# Emersed Limnophila Aromatica from Vietnamese Market, will it work?



## ath3ist (Mar 17, 2008)

I've just bought a pack of Limnophila aromatica from a local Vietnamese market. I'm trying to grow it submersed in my 55g. Has anyone else ever tried this before? Will it grow out to look like the submersed form of Limnophila aromatica that we often see?

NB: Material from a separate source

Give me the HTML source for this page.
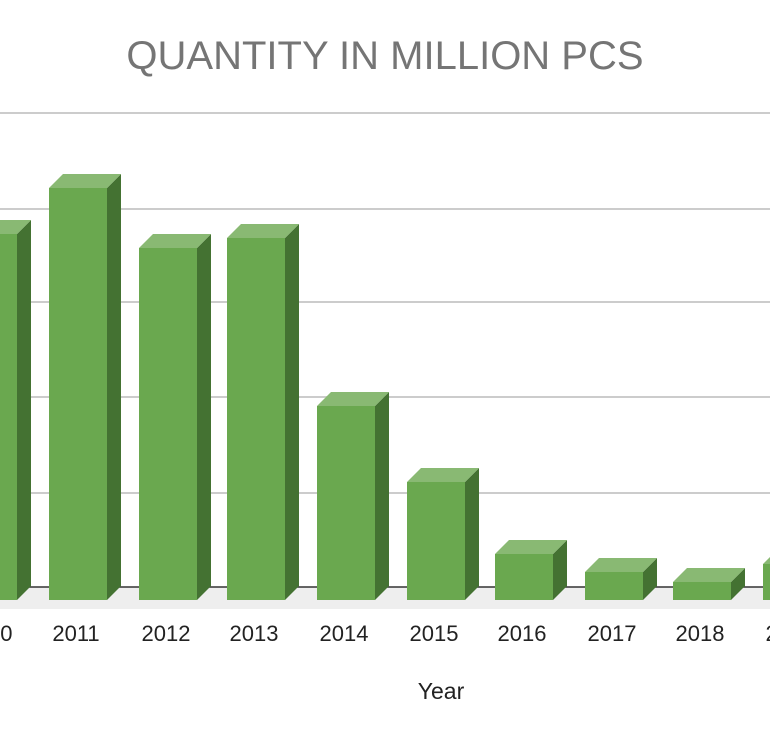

Anyway, below are a few pictures that I took:

Still in the plastic wrap









Soaking in the sink









Close up...









Planted...









Flower pearling...









A few stems next to the submersed form of Limnophila Aromatica


----------



## Tinanti (Aug 25, 2005)

It'll work, but it won't look the same as the _L. aromatica_ you've already got. It will either not be whorled or not have more than maybe 3 leaves per node. It's a very variable species.

I believe this is it:
http://www.aquaticplantcentral.com/forumapc/aquarium-pictures/showimage.php?i=1202&c=27


----------



## frozenbarb (Dec 16, 2006)

Yea I tried and it did not change for nothing. Even if it was growing a inch a day.
Great weed though.


----------



## ath3ist (Mar 17, 2008)

if it doesnt work out, i guess my mom can use it as an ingredient in her soup. lol


----------



## Tinanti (Aug 25, 2005)

It's good! :thumbsup:


----------